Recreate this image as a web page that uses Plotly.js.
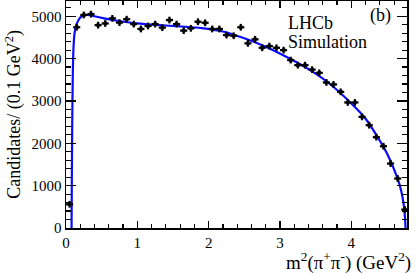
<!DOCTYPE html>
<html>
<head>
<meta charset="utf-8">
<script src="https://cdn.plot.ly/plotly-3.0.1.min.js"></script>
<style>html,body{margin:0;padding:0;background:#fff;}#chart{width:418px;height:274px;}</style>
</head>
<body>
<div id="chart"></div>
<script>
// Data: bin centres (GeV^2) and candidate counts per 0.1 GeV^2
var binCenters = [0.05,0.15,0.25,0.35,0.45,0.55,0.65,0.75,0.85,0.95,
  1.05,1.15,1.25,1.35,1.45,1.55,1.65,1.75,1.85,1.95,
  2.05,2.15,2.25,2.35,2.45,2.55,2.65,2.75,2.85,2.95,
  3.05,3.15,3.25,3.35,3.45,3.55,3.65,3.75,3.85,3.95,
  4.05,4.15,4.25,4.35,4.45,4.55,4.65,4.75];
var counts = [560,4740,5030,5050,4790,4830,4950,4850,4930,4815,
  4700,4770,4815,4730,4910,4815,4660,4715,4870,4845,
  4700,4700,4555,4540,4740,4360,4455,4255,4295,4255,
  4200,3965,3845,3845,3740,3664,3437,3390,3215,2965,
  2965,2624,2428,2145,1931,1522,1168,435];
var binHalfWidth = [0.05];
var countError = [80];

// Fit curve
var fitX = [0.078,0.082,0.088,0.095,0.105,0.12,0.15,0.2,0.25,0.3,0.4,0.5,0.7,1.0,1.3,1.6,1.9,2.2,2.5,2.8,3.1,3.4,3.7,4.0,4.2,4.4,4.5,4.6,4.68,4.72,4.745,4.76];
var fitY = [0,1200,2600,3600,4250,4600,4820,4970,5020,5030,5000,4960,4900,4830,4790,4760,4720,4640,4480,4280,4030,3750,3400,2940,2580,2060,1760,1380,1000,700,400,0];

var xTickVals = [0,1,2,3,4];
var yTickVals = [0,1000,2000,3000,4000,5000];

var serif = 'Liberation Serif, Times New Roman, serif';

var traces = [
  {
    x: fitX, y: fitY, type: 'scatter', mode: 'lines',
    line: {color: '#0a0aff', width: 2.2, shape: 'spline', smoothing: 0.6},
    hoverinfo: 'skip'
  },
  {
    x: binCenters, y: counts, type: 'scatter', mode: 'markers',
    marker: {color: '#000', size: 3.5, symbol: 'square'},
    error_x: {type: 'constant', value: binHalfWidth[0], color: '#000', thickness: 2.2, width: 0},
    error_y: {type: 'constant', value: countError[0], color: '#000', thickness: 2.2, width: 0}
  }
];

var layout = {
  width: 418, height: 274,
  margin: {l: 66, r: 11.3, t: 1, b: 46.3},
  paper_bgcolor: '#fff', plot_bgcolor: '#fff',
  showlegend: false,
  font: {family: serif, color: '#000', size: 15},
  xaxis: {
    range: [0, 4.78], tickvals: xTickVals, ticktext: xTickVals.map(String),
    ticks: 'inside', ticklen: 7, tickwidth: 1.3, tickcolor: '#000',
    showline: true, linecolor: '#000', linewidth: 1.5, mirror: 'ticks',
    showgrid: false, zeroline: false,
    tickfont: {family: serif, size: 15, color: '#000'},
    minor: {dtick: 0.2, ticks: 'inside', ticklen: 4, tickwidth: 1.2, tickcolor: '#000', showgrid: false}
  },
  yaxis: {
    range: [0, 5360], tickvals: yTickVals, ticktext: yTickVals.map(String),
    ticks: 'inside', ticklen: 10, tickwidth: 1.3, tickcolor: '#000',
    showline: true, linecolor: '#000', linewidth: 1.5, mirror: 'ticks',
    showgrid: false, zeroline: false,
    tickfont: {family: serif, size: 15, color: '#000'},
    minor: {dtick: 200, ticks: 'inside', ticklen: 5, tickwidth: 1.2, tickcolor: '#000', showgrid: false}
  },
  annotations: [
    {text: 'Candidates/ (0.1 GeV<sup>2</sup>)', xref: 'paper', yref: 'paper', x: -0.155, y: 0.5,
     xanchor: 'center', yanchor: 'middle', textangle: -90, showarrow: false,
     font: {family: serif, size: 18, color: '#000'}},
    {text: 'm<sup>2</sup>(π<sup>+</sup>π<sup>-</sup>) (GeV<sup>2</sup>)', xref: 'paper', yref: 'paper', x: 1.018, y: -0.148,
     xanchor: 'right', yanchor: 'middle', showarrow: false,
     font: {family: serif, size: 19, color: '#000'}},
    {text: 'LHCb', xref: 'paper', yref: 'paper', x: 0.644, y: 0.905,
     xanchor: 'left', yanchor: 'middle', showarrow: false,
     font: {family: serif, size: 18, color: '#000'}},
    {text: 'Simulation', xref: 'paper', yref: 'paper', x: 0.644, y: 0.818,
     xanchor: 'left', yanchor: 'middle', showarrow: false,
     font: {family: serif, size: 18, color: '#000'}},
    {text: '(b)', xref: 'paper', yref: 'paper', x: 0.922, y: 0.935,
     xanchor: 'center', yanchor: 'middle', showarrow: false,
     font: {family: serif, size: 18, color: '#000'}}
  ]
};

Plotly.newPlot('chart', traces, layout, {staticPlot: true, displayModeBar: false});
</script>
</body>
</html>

#### TASK TO CARRY OUT
Repeat the full listing above exactly, with no pictures in the copy.

#### SOLUTION TO THIS TASK
Recreate this image as a web page that uses Plotly.js.
<!DOCTYPE html>
<html>
<head>
<meta charset="utf-8">
<script src="https://cdn.plot.ly/plotly-3.0.1.min.js"></script>
<style>html,body{margin:0;padding:0;background:#fff;}#chart{width:418px;height:274px;}</style>
</head>
<body>
<div id="chart"></div>
<script>
// Data: bin centres (GeV^2) and candidate counts per 0.1 GeV^2
var binCenters = [0.05,0.15,0.25,0.35,0.45,0.55,0.65,0.75,0.85,0.95,
  1.05,1.15,1.25,1.35,1.45,1.55,1.65,1.75,1.85,1.95,
  2.05,2.15,2.25,2.35,2.45,2.55,2.65,2.75,2.85,2.95,
  3.05,3.15,3.25,3.35,3.45,3.55,3.65,3.75,3.85,3.95,
  4.05,4.15,4.25,4.35,4.45,4.55,4.65,4.75];
var counts = [560,4740,5030,5050,4790,4830,4950,4850,4930,4815,
  4700,4770,4815,4730,4910,4815,4660,4715,4870,4845,
  4700,4700,4555,4540,4740,4360,4455,4255,4295,4255,
  4200,3965,3845,3845,3740,3664,3437,3390,3215,2965,
  2965,2624,2428,2145,1931,1522,1168,435];
var binHalfWidth = [0.05];
var countError = [80];

// Fit curve
var fitX = [0.078,0.082,0.088,0.095,0.105,0.12,0.15,0.2,0.25,0.3,0.4,0.5,0.7,1.0,1.3,1.6,1.9,2.2,2.5,2.8,3.1,3.4,3.7,4.0,4.2,4.4,4.5,4.6,4.68,4.72,4.745,4.76];
var fitY = [0,1200,2600,3600,4250,4600,4820,4970,5020,5030,5000,4960,4900,4830,4790,4760,4720,4640,4480,4280,4030,3750,3400,2940,2580,2060,1760,1380,1000,700,400,0];

var xTickVals = [0,1,2,3,4];
var yTickVals = [0,1000,2000,3000,4000,5000];

var serif = 'Liberation Serif, Times New Roman, serif';

var traces = [
  {
    x: fitX, y: fitY, type: 'scatter', mode: 'lines',
    line: {color: '#0a0aff', width: 2.2, shape: 'spline', smoothing: 0.6},
    hoverinfo: 'skip'
  },
  {
    x: binCenters, y: counts, type: 'scatter', mode: 'markers',
    marker: {color: '#000', size: 3.5, symbol: 'square'},
    error_x: {type: 'constant', value: binHalfWidth[0], color: '#000', thickness: 2.2, width: 0},
    error_y: {type: 'constant', value: countError[0], color: '#000', thickness: 2.2, width: 0}
  }
];

var layout = {
  width: 418, height: 274,
  margin: {l: 66, r: 11.3, t: 1, b: 46.3},
  paper_bgcolor: '#fff', plot_bgcolor: '#fff',
  showlegend: false,
  font: {family: serif, color: '#000', size: 15},
  xaxis: {
    range: [0, 4.78], tickvals: xTickVals, ticktext: xTickVals.map(String),
    ticks: 'inside', ticklen: 7, tickwidth: 1.3, tickcolor: '#000',
    showline: true, linecolor: '#000', linewidth: 1.5, mirror: 'ticks',
    showgrid: false, zeroline: false,
    tickfont: {family: serif, size: 15, color: '#000'},
    minor: {dtick: 0.2, ticks: 'inside', ticklen: 4, tickwidth: 1.2, tickcolor: '#000', showgrid: false}
  },
  yaxis: {
    range: [0, 5360], tickvals: yTickVals, ticktext: yTickVals.map(String),
    ticks: 'inside', ticklen: 10, tickwidth: 1.3, tickcolor: '#000',
    showline: true, linecolor: '#000', linewidth: 1.5, mirror: 'ticks',
    showgrid: false, zeroline: false,
    tickfont: {family: serif, size: 15, color: '#000'},
    minor: {dtick: 200, ticks: 'inside', ticklen: 5, tickwidth: 1.2, tickcolor: '#000', showgrid: false}
  },
  annotations: [
    {text: 'Candidates/ (0.1 GeV<sup>2</sup>)', xref: 'paper', yref: 'paper', x: -0.155, y: 0.5,
     xanchor: 'center', yanchor: 'middle', textangle: -90, showarrow: false,
     font: {family: serif, size: 18, color: '#000'}},
    {text: 'm<sup>2</sup>(π<sup>+</sup>π<sup>-</sup>) (GeV<sup>2</sup>)', xref: 'paper', yref: 'paper', x: 1.018, y: -0.148,
     xanchor: 'right', yanchor: 'middle', showarrow: false,
     font: {family: serif, size: 19, color: '#000'}},
    {text: 'LHCb', xref: 'paper', yref: 'paper', x: 0.644, y: 0.905,
     xanchor: 'left', yanchor: 'middle', showarrow: false,
     font: {family: serif, size: 18, color: '#000'}},
    {text: 'Simulation', xref: 'paper', yref: 'paper', x: 0.644, y: 0.818,
     xanchor: 'left', yanchor: 'middle', showarrow: false,
     font: {family: serif, size: 18, color: '#000'}},
    {text: '(b)', xref: 'paper', yref: 'paper', x: 0.922, y: 0.935,
     xanchor: 'center', yanchor: 'middle', showarrow: false,
     font: {family: serif, size: 18, color: '#000'}}
  ]
};

Plotly.newPlot('chart', traces, layout, {staticPlot: true, displayModeBar: false});
</script>
</body>
</html>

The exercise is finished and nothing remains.